Minesweeper® understands what drives you. Minesweeper® knows that when you blow up the last mine after meticulously finding the other 98 it is only a matter of time before you return to the game to prove your competence, and it knows that it has given you such an unsatisfactory ending when you complete it that you will simply play again in the hope that a better score will satisfy you more.
Minesweeper® is cruel. Minesweeper® is aware. And Minesweeper is a taunting little bitch that won't let you out of her clutches.
If I could just get it on the PS3…

Minesweeper®'s a bitch.

*Disclaimer: I do not claim to have played every game in the world - far from it - and accept that somewhere they may be a game considered superior to this one that I simply have not yet come across. In this case I ask that you, rather than sending abusive comments, remain calm and buy me this game so I may test it. Any money spent getting this game to me will not be returned.
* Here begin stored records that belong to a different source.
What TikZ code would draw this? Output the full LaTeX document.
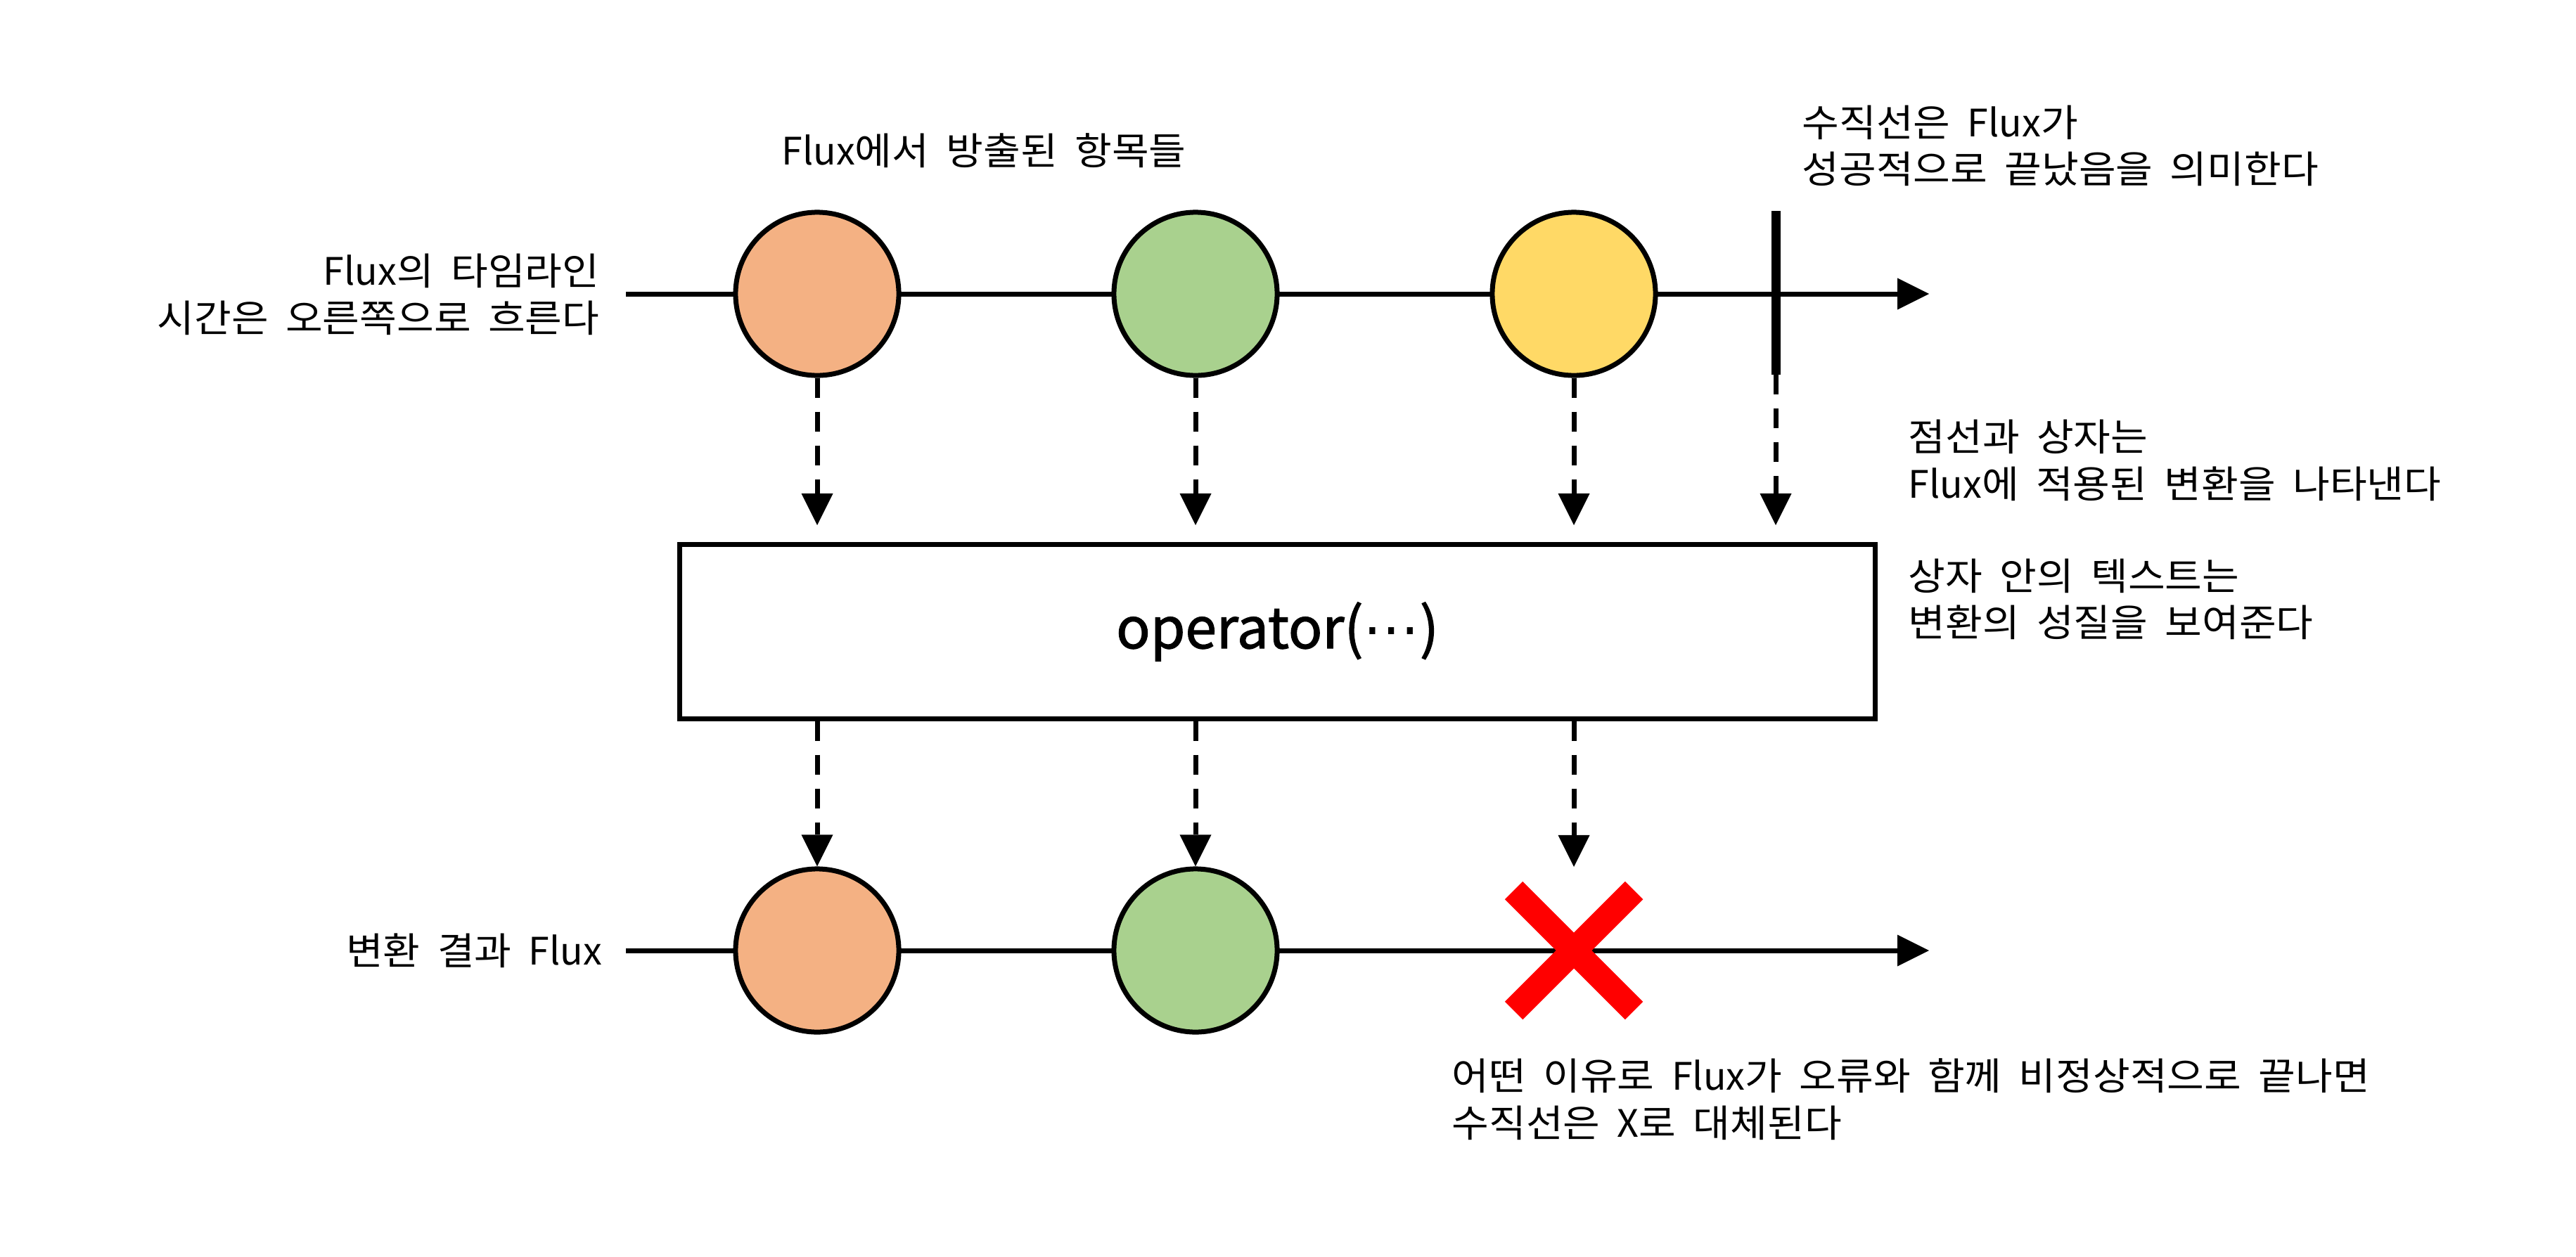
\documentclass[tikz,border=0pt]{standalone}
\usepackage{fontspec}
\setmainfont{Noto Sans CJK KR}[WordSpace=1.9, FakeStretch=1.065]
\newfontfamily\latfont{Noto Sans CJK KR}[WordSpace=2.0]
\newfontfamily\opfont{Noto Sans CJK KR}[FakeBold=1.5]
\newfontfamily\dotsfont{DejaVu Sans}
\usetikzlibrary{arrows.meta}
\definecolor{orangeC}{HTML}{F4B183}
\definecolor{greenC}{HTML}{A9D18E}
\definecolor{yellowC}{HTML}{FFD966}
\begin{document}
\begin{tikzpicture}[x=0.01cm,y=-0.01cm,
  lbl/.style={inner sep=0pt, font=\fontsize{15.3pt}{18.92pt}\selectfont},
  item/.style={circle, draw=black, line width=0.07cm, minimum size=2.32cm, inner sep=0pt},
  tip/.style={-{Triangle[length=0.45cm,width=0.45cm,line width=0pt]}},
  timeline/.style={line width=0.07cm, tip},
  flow/.style={line width=0.07cm, dash pattern=on 0.28cm off 0.2cm, tip},
  crossarm/.style={red, line width=0.36cm, line cap=butt}]
\useasboundingbox (0,0) rectangle (3663,1787);

% top timeline
\coordinate (t1s) at (890,418);
\coordinate (t1e) at (2743,418);
\draw[timeline] (t1s) -- (t1e);
\node[item, fill=orangeC] (a1) at (1162,418) {};
\node[item, fill=greenC]  (b1) at (1700,418) {};
\node[item, fill=yellowC] (c1) at (2238,418) {};
\coordinate (bart) at (2525,300);
\coordinate (barb) at (2525,533);
\draw[line width=0.13cm] (bart) -- (barb);

% operator box
\node[draw, line width=0.07cm, minimum width=16.99cm, minimum height=2.47cm, inner sep=0pt,
      font=\opfont\fontsize{22.8pt}{27pt}\selectfont] (op) at (1816.5,898.5) {operator({\dotsfont ⋯})};

% arrows into the box
\coordinate (a1in) at (1162,747);
\coordinate (b1in) at (1700,747);
\coordinate (c1in) at (2238,747);
\coordinate (barin) at (2525,747);
\draw[flow] (a1.south) -- (a1in);
\draw[flow] (b1.south) -- (b1in);
\draw[flow] (c1.south) -- (c1in);
\draw[flow] (barb) -- (barin);

% bottom timeline
\coordinate (t2s) at (890,1352);
\coordinate (t2e) at (2743,1352);
\draw[timeline] (t2s) -- (t2e);
\node[item, fill=orangeC] (a2) at (1162,1352) {};
\node[item, fill=greenC]  (b2) at (1700,1352) {};
\coordinate (xin) at (2238,1233);
\draw[crossarm] (2152.5,1266.5) -- (2323.5,1437.5);
\draw[crossarm] (2323.5,1266.5) -- (2152.5,1437.5);

% arrows out of the box
\draw[flow] (a1 |- op.south) -- (a2.north);
\draw[flow] (b1 |- op.south) -- (b2.north);
\draw[flow] (c1 |- op.south) -- (xin);

% labels
\node[lbl, align=right, anchor=east] (ltime) at (853,419) {{\latfont Flux}의 타임라인\\시간은 오른쪽으로 흐른다};
\node[lbl, anchor=center] (lemit) at (1399,214) {{\latfont Flux}에서 방출된 항목들};
\node[lbl, align=left, anchor=west] (lbar) at (2562,207.5) {수직선은 {\latfont Flux}가\\성공적으로 끝났음을 의미한다};
\node[lbl, align=left, anchor=west] (ldash) at (2713,655) {점선과 상자는\\{\latfont Flux}에 적용된 변환을 나타낸다};
\node[lbl, align=left, anchor=west] (lbox) at (2713,852.5) {상자 안의 텍스트는\\변환의 성질을 보여준다};
\node[lbl, anchor=east] (lres) at (857,1352) {변환 결과 {\latfont Flux}};
\node[lbl, align=left, anchor=west] (lerr) at (2064,1563.5) {어떤 이유로 {\latfont Flux}가 오류와 함께 비정상적으로 끝나면\\수직선은 {\latfont X}로 대체된다};
\end{tikzpicture}
\end{document}
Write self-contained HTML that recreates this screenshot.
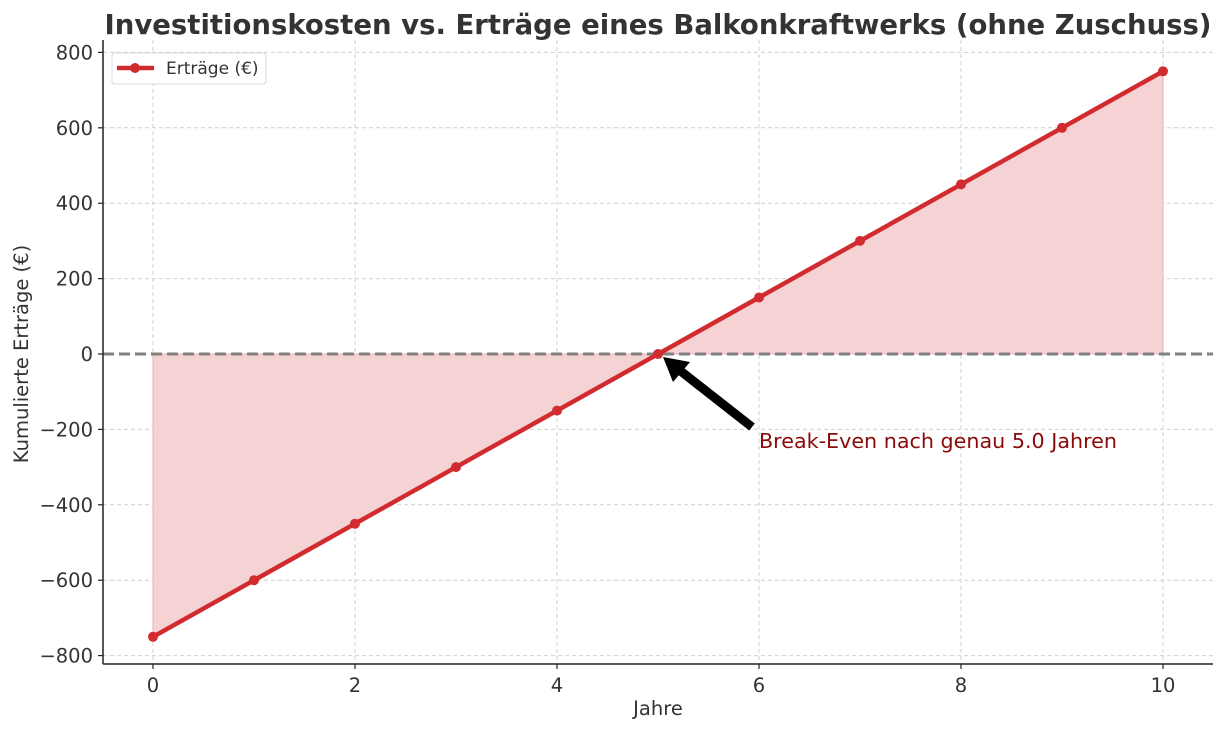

†There is an alternative explanation for fans of the "army scenario" theory, previously mentioned. If the enemy troops are alerted by the sound of the explosion from a mine, then they know where your soldiers are and you have lost your element of surprise. Since you are obviously nearer their base (as if the mines were yours you would undoubtedly have a map with their locations – unless you're in the American army in which case you've probably lost it) they are likely to have access to more troops and artillery, as well having the high ground, so you are extremely likely to lose this battle. This, again, means you only have one chance at clearing the way and makes your job even more important.